Paper detail

Global Well-Posedness and Soliton Resolution for the Half-Wave Maps Equation with Rational Data

We study the energy-critical half-wave maps equation: \[ \partial_t \mathbf{u} = \mathbf{u} \times |D| \mathbf{u} \] for $\mathbf{u} : [0, T) \times \mathbb{R} \to \mathbb{S}^2$. Our main result establishes the global existence and uniqueness of solutions for all rational initial data $\mathbf{u}_0 : \mathbb{R} \to \mathbb{S}^2$. This demonstrates global well-posedness for a dense subset within the scaling-critical energy space $\dot{H}^{1/2}(\mathbb{R}; \mathbb{S}^2)$. Furthermore, we prove soliton resolution for a dense subset of initial data in the energy space, with uniform bounds for all higher Sobolev norms $\dot{H}^s$ for $s > 0$. Our analysis utilizes the Lax pair structure of the half-wave maps equation on Hardy spaces in combination with an explicit flow formula.
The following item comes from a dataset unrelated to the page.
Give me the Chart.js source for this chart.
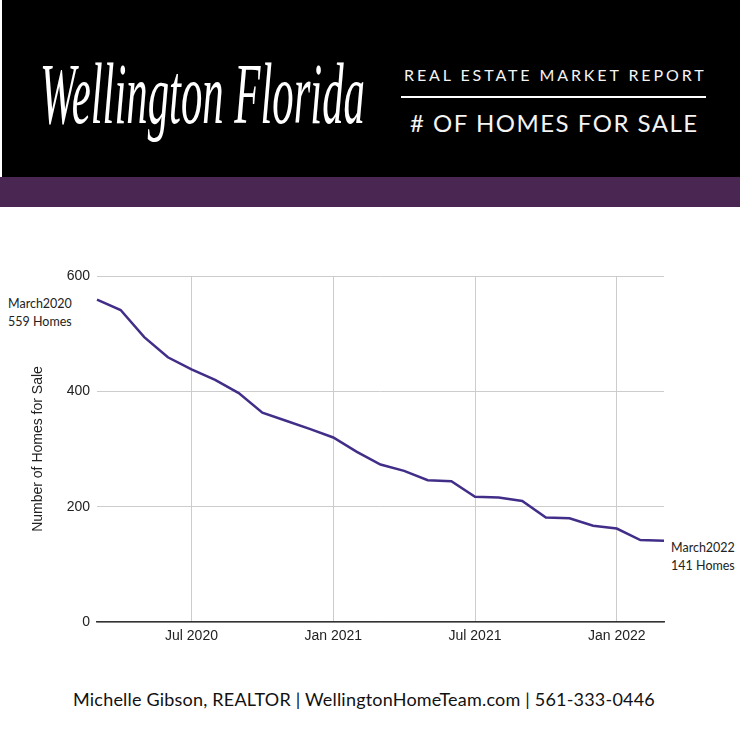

Extending these results, we establish global well-posedness for rational initial data (along with a soliton resolution result) for a generalized class of matrix-valued half-wave maps equations with target spaces in the complex Grassmannians $\mathbf{Gr}_k(\mathbb{C}^d)$. Notably, this includes the complex projective spaces $ \mathbb{CP}^{d-1} \cong \mathbf{Gr}_1(\mathbb{C}^d)$ thereby extending the classical case of the target $\mathbb{S}^2 \cong \mathbb{CP}^1$.